Painted Horses - Book Review

In the late 1950s, women's only ambition was to become wives and mothers. But archeology student Catherine has other passions, namely ancient relics. She gets bit by the bug one summer in London when she winds up working on a dig at Londinium. From there, she leaves behind her cushy New Jersey home and New York fiance to work alone on a survey of a Montana canyon. If Catherine finds anything worth preserving, it could put a proposed dam project in jeopardy. Catherine thinks she's been hired because of her experience in London, but the reasons for hiring her, a woman, have nothing to do with past experience.

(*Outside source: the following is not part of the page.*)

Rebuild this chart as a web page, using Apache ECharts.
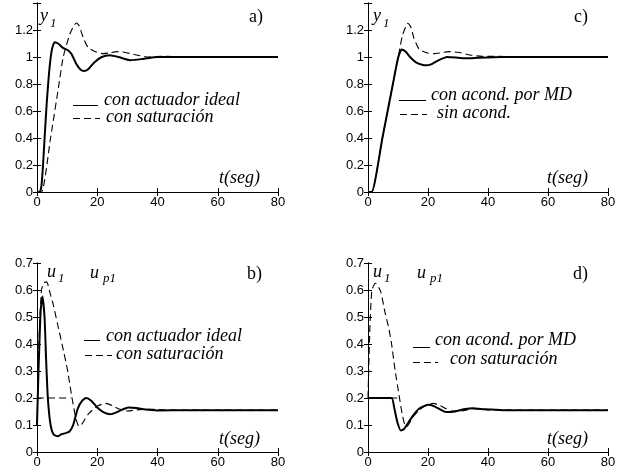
<!DOCTYPE html>
<html><head><meta charset="utf-8">
<script src="https://cdn.jsdelivr.net/npm/echarts@6/dist/echarts.min.js"></script>
<style>html,body{margin:0;padding:0;background:#fff}#c{width:623px;height:474px}</style>
</head><body><div id="c"></div>
<script>
// Panel a) y1: ideal actuator (solid) vs saturation (dashed)
const aSolidT = [0, 0.9, 1.5, 2, 2.6, 3.2, 3.7, 4.3, 5, 5.9, 7, 8.5, 10.3, 11.5, 13, 14.5, 15.6, 17, 19, 21.5, 24.2, 27, 30.9, 35, 40, 50, 60, 80];
const aSolidV = [0, 0, 0.05, 0.2, 0.43, 0.65, 0.8, 0.95, 1.06, 1.11, 1.1, 1.07, 1.05, 1.02, 0.95, 0.905, 0.896, 0.91, 0.96, 1.0, 1.013, 1.0, 0.976, 0.985, 1.0, 1.0, 1.0, 1.0];
const aDashT = [0, 1.5, 4.5, 7.3, 8.7, 10.9, 12.3, 13.1, 14, 15.4, 17, 19.8, 22, 24, 26.5, 29, 33, 37, 42, 50, 80];
const aDashV = [0, 0, 0.4, 0.8, 1.0, 1.17, 1.235, 1.252, 1.23, 1.14, 1.07, 1.035, 1.025, 1.03, 1.04, 1.035, 1.015, 1.0, 1.005, 1.0, 1.0];
// Panel c) y1: conditioned by MD (solid) vs no conditioning (dashed)
const cSolidT = [0, 1.2, 4.8, 8.3, 10, 11.2, 12.5, 14, 16, 18, 19.5, 21, 23, 26.4, 30, 33, 37, 45, 80];
const cSolidV = [0, 0, 0.4, 0.8, 0.99, 1.055, 1.04, 1.0, 0.96, 0.942, 0.938, 0.945, 0.97, 1.0, 0.995, 0.99, 0.995, 1.0, 1.0];
const cDashT = [0, 1.2, 4.8, 8.3, 10, 11.5, 13.3, 14.3, 15.3, 17, 19.8, 22, 24, 27, 30, 34, 38, 42, 50, 80];
const cDashV = [0, 0, 0.4, 0.8, 0.99, 1.16, 1.25, 1.22, 1.14, 1.06, 1.03, 1.025, 1.03, 1.04, 1.035, 1.015, 1.005, 1.005, 1.0, 1.0];
// Panel b) u1 / up1: ideal actuator (solid) vs saturation (dashed)
const bSolidT = [0, 0.5, 1.2, 1.8, 2.5, 3, 3.6, 4.5, 5.5, 6.9, 8, 9.5, 10.8, 12, 13.5, 15, 16.3, 18, 20, 22, 24.4, 27, 30.3, 33, 36, 40, 50, 80];
const bSolidV = [0.1, 0.3, 0.52, 0.576, 0.5, 0.35, 0.2, 0.1, 0.065, 0.058, 0.065, 0.07, 0.076, 0.1, 0.16, 0.19, 0.2, 0.19, 0.165, 0.148, 0.14, 0.15, 0.165, 0.163, 0.157, 0.154, 0.155, 0.155];
const bDashT = [0, 0.8, 1.5, 2.2, 3.2, 4.3, 5.3, 6.8, 8.4, 10.1, 11.4, 12.8, 13.9, 15, 17, 20, 22.8, 25, 27, 30, 34, 38, 45, 80];
const bDashV = [0.1, 0.45, 0.6, 0.625, 0.63, 0.59, 0.55, 0.475, 0.395, 0.305, 0.215, 0.13, 0.095, 0.105, 0.14, 0.17, 0.18, 0.172, 0.16, 0.152, 0.157, 0.158, 0.155, 0.155];
const bSatT = [0, 11.2];
const bSatV = [0.2, 0.2];
// Panel d) u1 / up1: conditioned by MD (solid) vs saturation (dashed)
const dSolidT = [0, 7.8, 8.8, 9.8, 10.9, 12, 13.5, 15, 17, 20, 22, 24, 26, 29, 32, 35, 39, 45, 80];
const dSolidV = [0.2, 0.2, 0.16, 0.11, 0.08, 0.085, 0.11, 0.135, 0.16, 0.175, 0.17, 0.158, 0.148, 0.15, 0.158, 0.162, 0.158, 0.155, 0.155];
const dDashT = [0, 0.6, 1.3, 2.5, 4.2, 5.7, 6.8, 7.8, 9.0, 10.5, 11.4, 12.3, 13, 15, 17, 19, 21.8, 24, 26, 28, 31, 35, 40, 50, 80];
const dDashV = [0.2, 0.45, 0.6, 0.625, 0.595, 0.515, 0.465, 0.405, 0.305, 0.2, 0.14, 0.1, 0.095, 0.13, 0.155, 0.17, 0.18, 0.172, 0.16, 0.152, 0.152, 0.16, 0.156, 0.155, 0.155];
const dSatT = [0, 10.5];
const dSatV = [0.2, 0.2];

const xTicks = {min: 0, max: 80, interval: 20};
const yTop = {min: 0, max: 1.4, interval: 0.2};
const yBot = {min: 0, max: 0.7, interval: 0.1};

const pairs = (t, v) => t.map((x, i) => [x, v[i]]);
const grids = [
  {left: 37, top: 3, width: 241, height: 189},
  {left: 368, top: 3, width: 240, height: 189},
  {left: 37, top: 263, width: 241, height: 189},
  {left: 368, top: 263, width: 240, height: 189}
];
const axisLine = {show: true, lineStyle: {color: '#000', width: 1}};
const tickIn = {show: true, inside: true, length: 4, lineStyle: {color: '#000'}};
const lbl = {color: '#000', fontFamily: 'Liberation Sans', fontSize: 13};
const xAxes = [], yAxes = [];
grids.forEach((g, gi) => {
  xAxes.push({type: 'value', gridIndex: gi, position: 'bottom', ...xTicks, axisLine, axisTick: tickIn, splitLine: {show: false},
    axisLabel: {...lbl, margin: 4}});
  xAxes.push({type: 'value', gridIndex: gi, position: 'top', ...xTicks, axisLine, axisTick: tickIn, splitLine: {show: false}, axisLabel: {show: false}});
  const ys = gi < 2 ? yTop : yBot;
  yAxes.push({type: 'value', gridIndex: gi, position: 'left', ...ys, axisLine, axisTick: tickIn, splitLine: {show: false},
    axisLabel: {...lbl, margin: 4, formatter: v => (gi < 2 && v > 1.3) ? '' : String(+v.toFixed(1))}});
  yAxes.push({type: 'value', gridIndex: gi, position: 'right', ...ys, axisLine, axisTick: tickIn, splitLine: {show: false}, axisLabel: {show: false}});
});
const ser = (gi, t, v, dashed) => ({
  type: 'line', xAxisIndex: gi * 2, yAxisIndex: gi * 2, data: pairs(t, v), showSymbol: false, smooth: 0.2, animation: false,
  lineStyle: dashed ? {color: '#000', width: 1.1, type: [7, 4]} : {color: '#000', width: 2}
});
const series = [
  ser(0, aDashT, aDashV, true), ser(0, aSolidT, aSolidV, false),
  ser(1, cDashT, cDashV, true), ser(1, cSolidT, cSolidV, false),
  ser(2, bSatT, bSatV, true), ser(2, bDashT, bDashV, true), ser(2, bSolidT, bSolidV, false),
  ser(3, dSatT, dSatV, true), ser(3, dDashT, dDashV, true), ser(3, dSolidT, dSolidV, false)
];

const serif = 'Liberation Serif';
const txt = (x, y, s, size, italic, align) => ({type: 'text', x, y, style: {text: s, fill: '#000', font: (italic ? 'italic ' : '') + size + 'px "' + serif + '"', textAlign: align || 'left', textVerticalAlign: 'middle'}});
const seg = (x1, x2, y, dashed) => ({type: 'line', shape: {x1, y1: y + 0.5, x2, y2: y + 0.5}, style: {stroke: '#000', lineWidth: 1, lineDash: dashed ? [7, 4] : null}});
const graphic = [
  // panel a
  txt(40, 16, 'y', 18, true), txt(50, 24, '1', 13, true), txt(263, 17, 'a)', 18, false, 'right'),
  seg(73, 98, 105, false), txt(104, 100, 'con actuador ideal', 18, true),
  seg(73, 100, 118, true), txt(106, 117, 'con saturación', 18, true),
  txt(260, 178, 't(seg)', 18, true, 'right'),
  // panel c
  txt(373, 16, 'y', 18, true), txt(383, 24, '1', 13, true), txt(588, 17, 'c)', 18, false, 'right'),
  seg(399, 426, 100, false), txt(431, 95, 'con acond. por MD', 18, true),
  seg(400, 427, 114, true), txt(437, 113, 'sin acond.', 18, true),
  txt(588, 178, 't(seg)', 18, true, 'right'),
  // panel b
  txt(47, 272, 'u', 18, true), txt(58, 279, '1', 13, true),
  txt(90, 273, 'u', 18, true), txt(103, 279, 'p1', 13, true),
  txt(262, 274, 'b)', 18, false, 'right'),
  seg(84, 100, 340, false), txt(106, 336, 'con actuador ideal', 18, true),
  seg(85, 112, 355, true), txt(116, 354, 'con saturación', 18, true),
  txt(260, 439, 't(seg)', 18, true, 'right'),
  // panel d
  txt(373, 272, 'u', 18, true), txt(384, 279, '1', 13, true),
  txt(417, 273, 'u', 18, true), txt(430, 279, 'p1', 13, true),
  txt(588, 274, 'd)', 18, false, 'right'),
  seg(413, 430, 347, false), txt(435, 340, 'con acond. por MD', 18, true),
  seg(413, 438, 362, true), txt(450, 359, 'con saturación', 18, true),
  txt(588, 439, 't(seg)', 18, true, 'right')
];

const chart = echarts.init(document.getElementById('c'), null, {renderer: 'canvas'});
chart.setOption({animation: false, backgroundColor: '#fff', grid: grids, xAxis: xAxes, yAxis: yAxes, series, graphic});
</script></body></html>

Painted Horses by Malcolm Brooks is as much about Catherine as it is about they mysterious John H who lives in the canyon protecting the wild horses. The locals don't know much about him, except that he paints his horses, but he's made less mysterious to the reader through a series of flashbacks that explain how John H came to be in the Montana canyon.

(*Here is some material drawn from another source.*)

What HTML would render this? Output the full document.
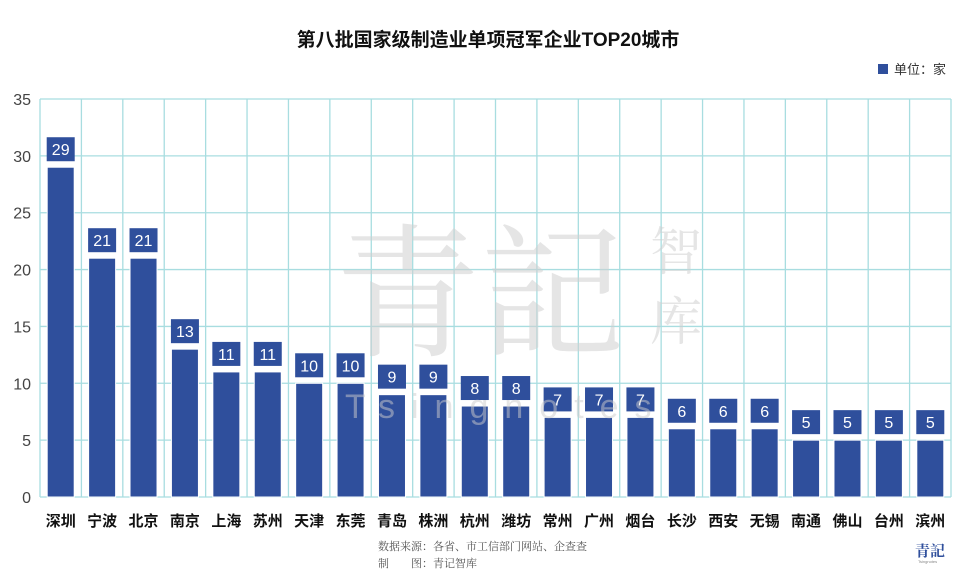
<!DOCTYPE html>
<html><head><meta charset="utf-8"><style>
body{margin:0;background:#fff;}
svg text{font-family:"Liberation Sans","Noto Sans CJK SC",sans-serif;}
</style></head><body>
<svg width="968" height="574" xmlns="http://www.w3.org/2000/svg">
<rect width="968" height="574" fill="#fff"/>
<text x="488" y="46" text-anchor="middle" font-size="19" font-weight="bold" fill="#111">第八批国家级制造业单项冠军企业TOP20城市</text>
<rect x="878" y="64" width="10" height="10" fill="#2f4f9c"/>
<text x="894" y="74" font-size="13" fill="#333">单位：家</text>
<g id="grid" stroke="#a8dde0" stroke-width="1.3" fill="none"></g>
<g font-size="16" fill="#444" text-anchor="end" id="yl"></g>
<g id="bars"></g>
<text x="480" y="345" text-anchor="middle" font-size="145" fill="#d0d0d0" opacity="0.55" style="font-family:'Noto Serif CJK SC',serif">青記</text>
<text x="650" y="270" font-size="52" fill="#d0d0d0" opacity="0.55" style="font-family:'Noto Serif CJK SC',serif">智</text>
<text x="650" y="340" font-size="52" fill="#d0d0d0" opacity="0.55" style="font-family:'Noto Serif CJK SC',serif">库</text>
<text x="345" y="418" font-size="34" fill="#ccc" opacity="0.5" letter-spacing="16">Tsingnotes</text>
<text x="378" y="550" font-size="11" fill="#555" style="font-family:'Noto Serif CJK SC',serif">数据来源：各省、市工信部门网站、企查查</text>
<text x="378" y="567" font-size="11" fill="#555" style="font-family:'Noto Serif CJK SC',serif">制　　图：青记智库</text>
<text x="915" y="556" font-size="15" fill="#2f4f9c" font-weight="bold" style="font-family:'Noto Serif CJK SC',serif">青記</text>
<text x="918" y="563" font-size="4" fill="#888">Tsingnotes</text>
</svg>
<script>
const names=["深圳","宁波","北京","南京","上海","苏州","天津","东莞","青岛","株洲","杭州","潍坊","常州","广州","烟台","长沙","西安","无锡","南通","佛山","台州","滨州"];
const vals=[29,21,21,13,11,11,10,10,9,9,8,8,7,7,7,6,6,6,5,5,5,5];
const L=40,R=951,T=99,B=497,n=22,cw=(R-L)/n,k=(B-T)/35;
const ns="http://www.w3.org/2000/svg";
function el(p,t,a,txt){const e=document.createElementNS(ns,t);for(const x in a)e.setAttribute(x,a[x]);if(txt!=null)e.textContent=txt;p.appendChild(e);return e;}
const g=document.getElementById('grid'),yl=document.getElementById('yl'),bs=document.getElementById('bars');
for(let v=0;v<=35;v+=5){const y=B-v*k;el(g,'line',{x1:L,x2:R,y1:y,y2:y});el(yl,'text',{x:31,y:y+6},v);}
for(let i=0;i<=n;i++){const x=L+i*cw;el(g,'line',{x1:x,x2:x,y1:T,y2:B});}
vals.forEach((v,i)=>{const cx=L+cw*(i+0.5),y=B-v*k;
el(bs,'rect',{x:cx-13.5,y:y,width:27,height:B-y,fill:'#2f4f9c',stroke:'#fff','stroke-width':1});
el(bs,'rect',{x:cx-14,y:y-30,width:28,height:24,fill:'#2f4f9c'});
el(bs,'text',{x:cx,y:y-12,'text-anchor':'middle','font-size':16,fill:'#fff'},v);
el(bs,'text',{x:cx,y:526,'text-anchor':'middle','font-size':15,'font-weight':'bold',fill:'#111'},names[i]);
});
</script>
</body></html>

Catherine and John H become very important to each other over the course of Catherine's stay, and they both discover more about the canyon, themselves, and the way the world works than they expected to.

I wasn't always clear on what Catherine was discovering, nor had I ever heard of Basque people before. But I still really enjoyed the story and the author's writing.

Painted Horses is published by Grove Press and is available to purchase now. I picked up a free advance review copy from Book Expo America with no obligation to review it.